If investors are concerned about Bombardier Inc.’s high level of debt, they won’t take much comfort from the company’s deal to sell its money-losing regional jet program: Bombardier’s balance sheet will improve only by a smidgen, and at a time when economic clouds are gathering.
On Tuesday, the Montreal-based plane and train maker announced that Mitsubishi Heavy Industries Ltd. of Japan will acquire its CRJ Series aircraft division for US$550-million in cash and assume liabilities worth about US$200-million.
Analysts applauded the move. When the deal closes, Bombardier will shed an unprofitable division at a price that was higher than earlier estimates. Bombardier doesn’t have the financial resources to make big updates to the planes, at a time when competitors such as Embraer SA are refreshing their offerings. And selling the division will improve Bombardier’s focus on its profitable business aviation and transportation divisions.

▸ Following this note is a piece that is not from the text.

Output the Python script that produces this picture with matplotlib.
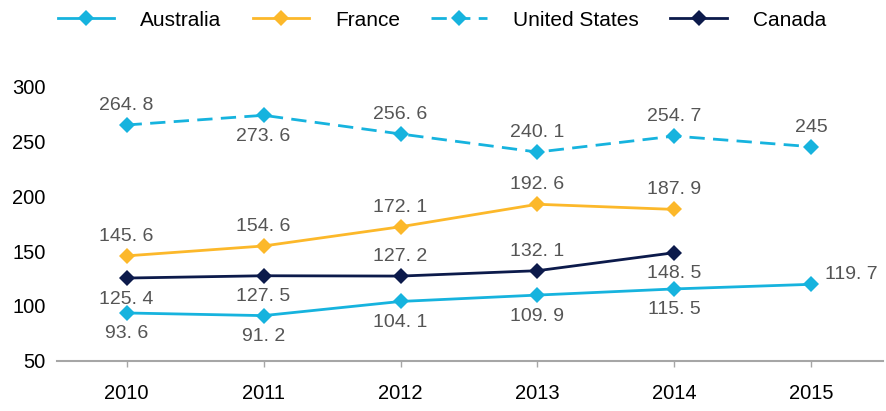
import matplotlib

matplotlib.use("Agg")
import matplotlib.pyplot as plt
from matplotlib.lines import Line2D

plt.rcParams["font.family"] = ["Liberation Sans", "DejaVu Sans"]

years = ["2010", "2011", "2012", "2013", "2014", "2015"]
australia = [93.6, 91.2, 104.1, 109.9, 115.5, 119.7]
france = [145.6, 154.6, 172.1, 192.6, 187.9]
united_states = [264.8, 273.6, 256.6, 240.1, 254.7, 245]
canada = [125.4, 127.5, 127.2, 132.1, 148.5]

# label placement per point: "a" above, "b" below, "r" right
aus_pos = ["b", "b", "b", "b", "b", "r"]
fra_pos = ["a", "a", "a", "a", "a"]
us_pos = ["a", "b", "a", "a", "a", "a"]
can_pos = ["b", "b", "a", "a", "b"]

c_light = "#16B3DE"
c_amber = "#FCB82A"
c_navy = "#0C1A4B"
c_label = "#555555"

fig = plt.figure(figsize=(8.87, 4.11), dpi=100)
ax = fig.add_axes([0.064, 0.122, 0.931, 0.668])

series = [
    ("Australia", australia, c_light, "-", aus_pos),
    ("France", france, c_amber, "-", fra_pos),
    ("United States", united_states, c_light, (0, (5.5, 3)), us_pos),
    ("Canada", canada, c_navy, "-", can_pos),
]


def spaced(v):
    # the source puts a gap after the decimal point
    return f"{v:g}".replace(".", ". ")


handles = []
for name, vals, color, ls, pos in series:
    xs = list(range(len(vals)))
    ax.plot(xs, vals, color=color, linestyle=ls, linewidth=2.0,
            marker="D", markersize=8.5, markeredgewidth=0, zorder=3)
    handles.append(Line2D([], [], color=color, linestyle=ls, linewidth=2.0,
                          marker="D", markersize=8.5, markeredgewidth=0))
    for x, v, p in zip(xs, vals, pos):
        if p == "a":
            off, ha, va = (0, 8), "center", "bottom"
        elif p == "b":
            off, ha, va = (0, -9), "center", "top"
        else:
            off, ha, va = (10, 1), "left", "bottom"
        ax.annotate(spaced(v), (x, v), xytext=off, textcoords="offset points",
                    ha=ha, va=va, fontsize=14, color=c_label, zorder=4)

ax.set_xlim(-0.51, 5.52)
ax.set_ylim(50, 300)
ax.set_xticks(range(len(years)))
ax.set_xticklabels(years)
ax.set_yticks([50, 100, 150, 200, 250, 300])

for s in ["left", "right", "top"]:
    ax.spines[s].set_visible(False)
ax.spines["bottom"].set_color("#A6A6A6")
ax.spines["bottom"].set_linewidth(1.5)
ax.tick_params(axis="x", length=4.5, width=1, color="#A6A6A6", labelsize=14.5, pad=12)
ax.tick_params(axis="y", length=0, labelsize=14.5, pad=8)

fig.legend(handles, [s[0] for s in series], loc="upper left",
           bbox_to_anchor=(0.044, 1.02), ncol=4, frameon=False,
           fontsize=15, handlelength=2.7, handletextpad=1.25, columnspacing=1.5)

fig.savefig("out.png", dpi=100)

“We are pleased with the transaction as it should enable management to focus its efforts and capital on the core businesses while solidifying the balance sheet,” Benoit Poirier, an analyst at Desjardins Securities, said in a note.
Kevin Chiang, an analyst at CIBC World Markets, maintained an “outperformer” recommendation on the stock. He expects that the share price will rise to $3.75 within a year, implying gains of more than 65 per cent.
“The sale of the program provides an incremental liquidity boost to Bombardier as it looks to address its elevated debt position; we continue to see the company on a path towards generating positive free cash flow. This move helps de-risk the Bombardier story,” Mr. Chiang said in a note.
Investors, though, are sitting on their hands. Bombardier’s share price rallied all of 6 cents, or 2.7 per cent, on Tuesday, after the deal was announced. On Wednesday, the shares closed unchanged, at $2.25. And the stock is down 55 per cent over the past year as a 2018 rally fizzled.
To be fair, the stock may be reflecting the sale of the CRJ program already, given that news of a deal leaked out a few weeks ago. The shares are up about 12 per cent since early June, suggesting that the market is quietly supporting the move to jettison the CRJ program.
But it’s hard to see much enthusiasm here, and one reason is that this deal alone will have little impact on Bombardier’s heavy debt load.
The company has nearly US$9.1-billion in long-term debt, or about $6-billion in net debt after subtracting its cash holdings. Analysts expect that the sale of the CRJ program, after factoring in Bombardier’s continuing liabilities associated with the program, will reduce net debt by a mere US$150-million.
“In our view, the proposed transaction will have a limited impact on the company's business and financial risk positions, and as a result, our ratings on Bombardier are unaffected,” S&P Global Ratings said in a note.
The credit rating agency maintained a B-minus rating on Bombardier debt, which is highly speculative and below investment grade.
It doesn’t help that some market watchers believe that the economic outlook is deteriorating. U.S. government bond yields have slumped sharply this year, reflecting the widely held expectation that the U.S. Federal Reserve will need to cut its key interest rate to support a slowing economy – perhaps as soon as next month.
If the U.S. economy fails to respond to lower borrowing costs amid rising global trade tensions, Bombardier may run into lower demand for its business jets and investors could run toward safer bets.
The speculative outlook on Bombardier shouldn’t be confused with gloom, though. Analysts are largely upbeat that the company’s deal with Mitsubishi supports Bombardier’s goal of reducing debt – even incrementally – relative to EBITDA (earnings before interest, taxes, depreciation and amortization).
What’s more, debt reduction could improve substantially if Bombardier jettisons businesses in Belfast and Morocco that build fuselages and wings.
Nicholas Heymann, an analyst at William Blair, estimates these aerostructure businesses could be worth up to US$1-billion. If sold, he believes that Bombardier’s net debt-to-EBITDA ratio could decline to about two by the end of 2020, marking a significant improvement over his year-end 2019 estimate of 3.5.
But the CRJ deal, on its own, offers little reason to cheer – which is why investors may be awaiting Bombardier’s next move instead.